→ **Prompt**
Write out the opening lines of the data word for word, up to and including the line with "import plotly.graph_objects as go", and leave every picture and every later line out.

→ **Information shown**
· · ·

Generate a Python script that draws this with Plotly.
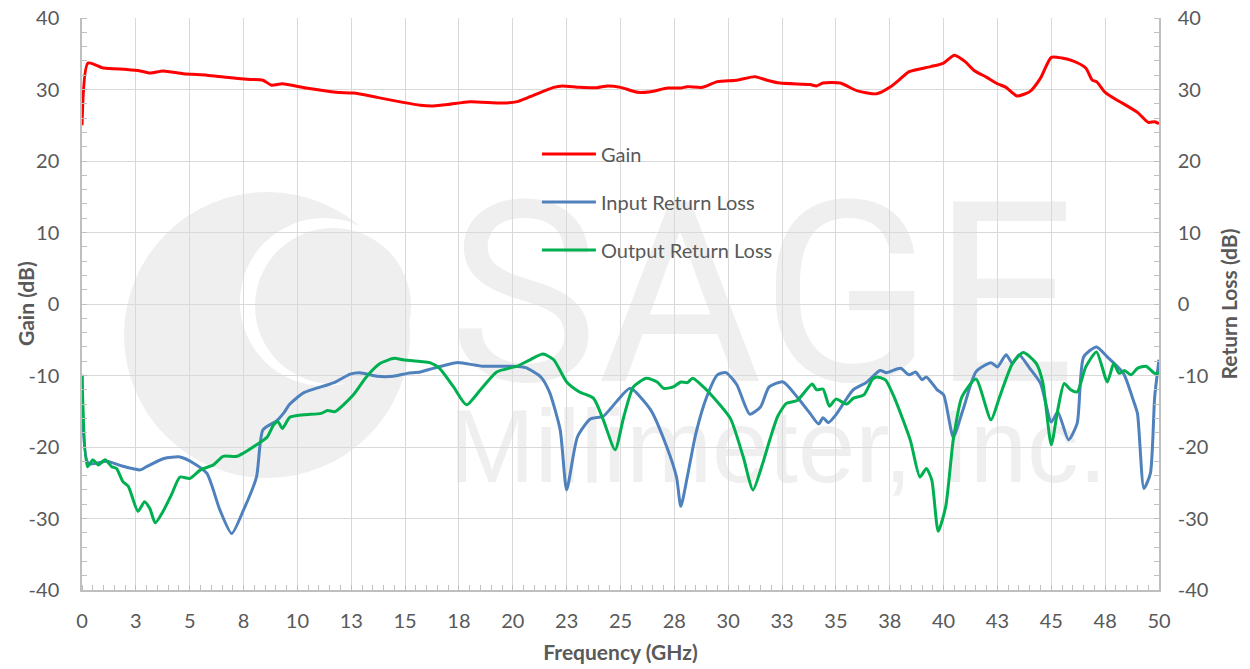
import plotly.graph_objects as go

# ---- data ----
gain_freq = [0, 0.28, 1.0, 2.08, 2.7, 3.16, 3.77, 4.7, 5.8, 6.7,
             7.8, 8.4, 8.8, 9.3, 10.4, 11.8, 12.6, 13.7, 14.9, 15.7,
             16.3, 17.0, 18.0, 19.5, 20.2, 20.65, 21.9, 22.3, 23.1, 23.9,
             24.4, 25.0, 25.8, 26.4, 27.2, 27.8, 28.1, 28.8, 29.5, 30.4,
             31.25, 31.8, 32.4, 33.8, 34.1, 34.4, 35.2, 36.0, 36.9, 37.5,
             38.0, 38.4, 39.4, 40.0, 40.5, 41.0, 41.4, 42.0, 42.5, 42.9,
             43.4, 44.0, 44.5, 45.0, 45.5, 46.0, 46.6, 46.9, 47.1, 47.5,
             48.0, 48.3, 49.0, 49.5, 49.8, 50]
gain_db = [25.0, 33.7, 33.0, 32.8, 32.6, 32.3, 32.6, 32.2, 32.0, 31.7,
           31.4, 31.3, 30.6, 30.8, 30.2, 29.6, 29.5, 28.9, 28.2, 27.8,
           27.7, 27.9, 28.3, 28.1, 28.3, 28.8, 30.3, 30.5, 30.3, 30.25,
           30.5, 30.3, 29.6, 29.7, 30.2, 30.2, 30.4, 30.3, 31.1, 31.3,
           31.8, 31.3, 30.9, 30.7, 30.5, 30.9, 30.9, 29.8, 29.4, 30.3,
           31.5, 32.5, 33.2, 33.7, 34.8, 33.9, 32.7, 31.7, 30.8, 30.3,
           29.1, 29.7, 31.6, 34.5, 34.4, 34.0, 33.0, 31.3, 31.1, 29.6,
           28.6, 28.1, 26.8, 25.4, 25.5, 25.2]

irl_freq = [0, 0.3, 1.15, 1.9, 2.7, 3.0, 3.8, 4.55, 5.2, 5.8,
            6.4, 6.95, 7.5, 8.1, 8.4, 9.05, 9.35, 9.65, 10.3, 11.7,
            12.45, 12.9, 13.7, 14.45, 15.1, 15.7, 16.3, 17.4, 18.6, 20.0,
            20.6, 21.3, 21.7, 22.2, 22.5, 23.0, 23.6, 24.2, 24.8, 25.45,
            26.4, 27.15, 27.6, 27.8, 28.1, 28.5, 29.0, 29.5, 29.9, 30.4,
            31.0, 31.5, 31.9, 32.55, 33.2, 33.8, 34.2, 34.4, 34.65, 35.0,
            35.8, 36.4, 37.05, 37.35, 38.0, 38.4, 38.7, 39.0, 39.2, 39.7,
            40.0, 40.45, 40.9, 41.5, 42.2, 42.5, 42.9, 43.2, 43.5, 44.0,
            44.5, 45.0, 45.3, 45.8, 46.2, 46.5, 47.1, 47.6, 48.35, 48.8,
            49.0, 49.3, 49.6, 49.8, 50]
irl_db = [-10.0, -22.3, -22.0, -22.7, -23.2, -22.75, -21.6, -21.4, -22.3, -23.7,
          -28.8, -32.1, -28.8, -24.2, -17.6, -16.3, -15.3, -14.0, -12.4, -11.0,
          -9.8, -9.6, -10.1, -10.1, -9.7, -9.5, -9.0, -8.2, -8.7, -8.7,
          -8.9, -10.2, -12.3, -17.6, -26.0, -18.6, -16.1, -15.7, -13.7, -11.8,
          -14.8, -20.0, -24.2, -28.3, -24.2, -18.1, -13.0, -9.9, -9.6, -11.3,
          -15.4, -14.4, -11.6, -10.9, -13.0, -15.3, -16.8, -15.9, -16.6, -15.5,
          -12.0, -11.0, -9.3, -9.6, -9.0, -9.9, -9.5, -10.6, -10.2, -12.0,
          -12.7, -18.6, -14.8, -9.5, -8.2, -8.8, -7.1, -8.3, -7.1, -9.0,
          -11.1, -16.5, -15.1, -19.0, -16.7, -7.4, -6.0, -7.4, -9.7, -13.4,
          -15.3, -25.8, -23.7, -13.0, -7.8]

orl_freq = [0, 0.25, 0.5, 0.76, 1.07, 1.38, 1.6, 1.9, 2.15, 2.6,
            2.9, 3.15, 3.4, 3.8, 4.15, 4.55, 5.0, 5.5, 6.1, 6.55,
            7.2, 8.1, 8.6, 8.9, 9.1, 9.3, 9.65, 10.3, 11.1, 11.4,
            11.75, 12.6, 13.2, 13.85, 14.5, 14.9, 15.7, 16.15, 16.6, 17.25,
            17.85, 18.5, 19.25, 20.2, 20.8, 21.4, 21.9, 22.5, 23.1, 23.75,
            24.2, 24.75, 25.15, 25.6, 26.2, 26.7, 27.0, 27.45, 27.8, 28.1,
            28.35, 28.85, 29.3, 30.1, 30.7, 31.15, 31.6, 31.95, 32.3, 32.7,
            33.2, 33.9, 34.1, 34.4, 34.7, 35.0, 35.5, 35.8, 36.3, 36.7,
            36.9, 37.3, 37.7, 38.45, 38.9, 39.2, 39.45, 39.75, 40.1, 40.45,
            40.85, 41.5, 42.2, 42.6, 43.2, 43.7, 44.3, 44.6, 45.0, 45.3,
            45.6, 45.9, 46.2, 46.6, 47.1, 47.6, 47.9, 48.15, 48.4, 48.7,
            49.0, 49.4, 49.8, 50]
orl_db = [-9.9, -22.75, -21.8, -22.5, -21.8, -22.75, -23.0, -24.85, -25.5, -29.0,
          -27.65, -28.6, -30.6, -28.8, -26.7, -24.2, -24.4, -23.2, -22.5, -21.3,
          -21.3, -19.7, -18.6, -16.9, -16.45, -17.4, -15.85, -15.5, -15.3, -14.9,
          -15.05, -12.7, -10.2, -8.3, -7.6, -7.8, -8.05, -8.2, -9.0, -11.6,
          -14.1, -12.0, -9.5, -8.7, -7.8, -7.0, -7.8, -10.9, -12.3, -13.2,
          -16.2, -20.4, -15.8, -11.6, -10.4, -10.9, -11.8, -11.6, -10.9, -11.0,
          -10.4, -11.6, -13.0, -16.0, -21.4, -26.0, -22.3, -18.8, -15.7, -13.9,
          -13.5, -11.2, -12.0, -11.9, -14.3, -13.3, -14.0, -13.2, -12.7, -10.5,
          -10.2, -10.6, -13.0, -19.0, -24.2, -23.0, -24.6, -31.8, -28.3, -19.0,
          -13.0, -10.5, -16.2, -13.0, -8.3, -6.8, -8.3, -10.9, -19.7, -14.8,
          -11.1, -12.0, -12.3, -8.8, -6.7, -10.9, -8.3, -9.7, -9.3, -9.9,
          -9.0, -8.7, -9.7, -9.6]

x_tickvals = [0, 2.5, 5, 7.5, 10, 12.5, 15, 17.5, 20, 22.5, 25,
              27.5, 30, 32.5, 35, 37.5, 40, 42.5, 45, 47.5, 50]
x_ticktext = ["0", "3", "5", "8", "10", "13", "15", "18", "20", "23", "25",
              "28", "30", "33", "35", "38", "40", "43", "45", "48", "50"]
y_tickvals = [-40, -30, -20, -10, 0, 10, 20, 30, 40]
y_ticktext = ["-40", "-30", "-20", "-10", "0", "10", "20", "30", "40"]

FONT = "Lato, 'Liberation Sans', Arial, sans-serif"
TXT = "#595959"
GRID = "#d9d9d9"
AXL = "#bfbfbf"
WM = "#efefef"

fig = go.Figure()
fig.add_trace(go.Scatter(x=gain_freq, y=gain_db, name="Gain", mode="lines",
                         line=dict(color="#ff0000", width=3, shape="spline", smoothing=0.6),
                         legendgroup="g1"))
fig.add_trace(go.Scatter(x=irl_freq, y=irl_db, name="Input Return Loss", mode="lines",
                         line=dict(color="#4f81bd", width=3, shape="spline", smoothing=0.6),
                         yaxis="y2", legendgroup="g2"))
fig.add_trace(go.Scatter(x=orl_freq, y=orl_db, name="Output Return Loss", mode="lines",
                         line=dict(color="#00b050", width=3, shape="spline", smoothing=0.6),
                         yaxis="y2", legendgroup="g3"))

# the page's body margin is removed below, so the figure starts at (0, 0)
W, H = 1250, 669
PL, PT, PR, PB = 82, 18, 1159, 590          # plot area in page pixels
L, T = PL, PT
R, B = W - PR, H - PB


def px2paper(px, py):
    return (px - PL) / (PR - PL), (PB - py) / (PB - PT)


shapes = []
# watermark logo (faint), below grid
for (ccx, ccy, rr, col) in [(267, 335, 143, WM), (324, 302, 84, "white"), (333, 306, 78, WM)]:
    x0, y0 = px2paper(ccx - rr, ccy + rr)
    x1, y1 = px2paper(ccx + rr, ccy - rr)
    shapes.append(dict(type="circle", xref="paper", yref="paper", x0=x0, y0=y0, x1=x1, y1=y1,
                       fillcolor=col, line=dict(width=0), layer="below"))
# watermark text (text, centre x, centre y, size, font)
for (txt, cxp, cyp, size, fam) in [("SAGE", 762, 277, 252, "Roboto, 'Liberation Sans', Arial"),
                                   ("Millimeter, Inc.", 778, 436, 103, "'Liberation Sans', Arial")]:
    a0, b0 = px2paper(cxp - 420, cyp + 120)
    a1, b1 = px2paper(cxp + 420, cyp - 120)
    shapes.append(dict(type="rect", xref="paper", yref="paper", x0=a0, y0=b0, x1=a1, y1=b1,
                       line=dict(width=0), fillcolor="rgba(0,0,0,0)", layer="below",
                       label=dict(text=txt, font=dict(family=fam, size=size, color=WM),
                                  textposition="middle center")))

axis_common = dict(showline=True, linecolor=AXL, linewidth=1.5, automargin=False,
                   tickfont=dict(family=FONT, size=20, color=TXT), ticklabeloverflow="allow",
                   ticks="", zeroline=False)

gx, _ = px2paper(25, 0)

fig.update_layout(
    width=W, height=H,
    margin=dict(l=L, r=R, t=T, b=B, autoexpand=False),
    paper_bgcolor="white", plot_bgcolor="white",
    font=dict(family=FONT, color=TXT),
    shapes=shapes,
    xaxis=dict(range=[0, 50], tickvals=x_tickvals, ticktext=x_ticktext,
               showgrid=True, gridcolor=GRID, gridwidth=1.3, ticklabelstandoff=12,
               minor=dict(dtick=0.5, tick0=0, ticks="inside", ticklen=5, tickcolor=AXL, tickwidth=1.3, showgrid=False),
               title=dict(text="<b>Frequency (GHz)</b>", font=dict(family=FONT, size=21, color=TXT)),
               **axis_common),
    yaxis=dict(range=[-40, 40], tickvals=y_tickvals, ticktext=y_ticktext, showgrid=True, gridcolor=GRID,
               gridwidth=1.3, ticklabelstandoff=17,
               minor=dict(dtick=2, tick0=0, ticks="inside", ticklen=5, tickcolor=AXL, tickwidth=1.3, showgrid=False),
               **axis_common),
    yaxis2=dict(range=[-40, 40], tickvals=y_tickvals, ticktext=y_ticktext, overlaying="y", side="right",
                showgrid=False, ticklabelstandoff=13,
                minor=dict(dtick=2, tick0=0, ticks="inside", ticklen=5, tickcolor=AXL, tickwidth=1.3, showgrid=False),
                title=dict(text="<b>Return Loss (dB)</b>", font=dict(family=FONT, size=21, color=TXT)),
                **axis_common),
    annotations=[dict(text="<b>Gain (dB)</b>", xref="paper", yref="paper", x=gx, y=0.5,
                      xanchor="center", yanchor="middle", textangle=-90, showarrow=False,
                      font=dict(family=FONT, size=21, color=TXT))],
    legend=dict(x=0.4224, y=0.7965, xanchor="left", yanchor="top", bgcolor="rgba(0,0,0,0)",
                font=dict(family=FONT, size=20, color=TXT), itemwidth=54, tracegroupgap=19),
    showlegend=True,
)

fig.write_html("out.html", config={"displayModeBar": False},
               post_script="document.body.style.margin='0px';")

· · ·

→ **Task solution**
Generate a Python script that draws this with Plotly.
import plotly.graph_objects as go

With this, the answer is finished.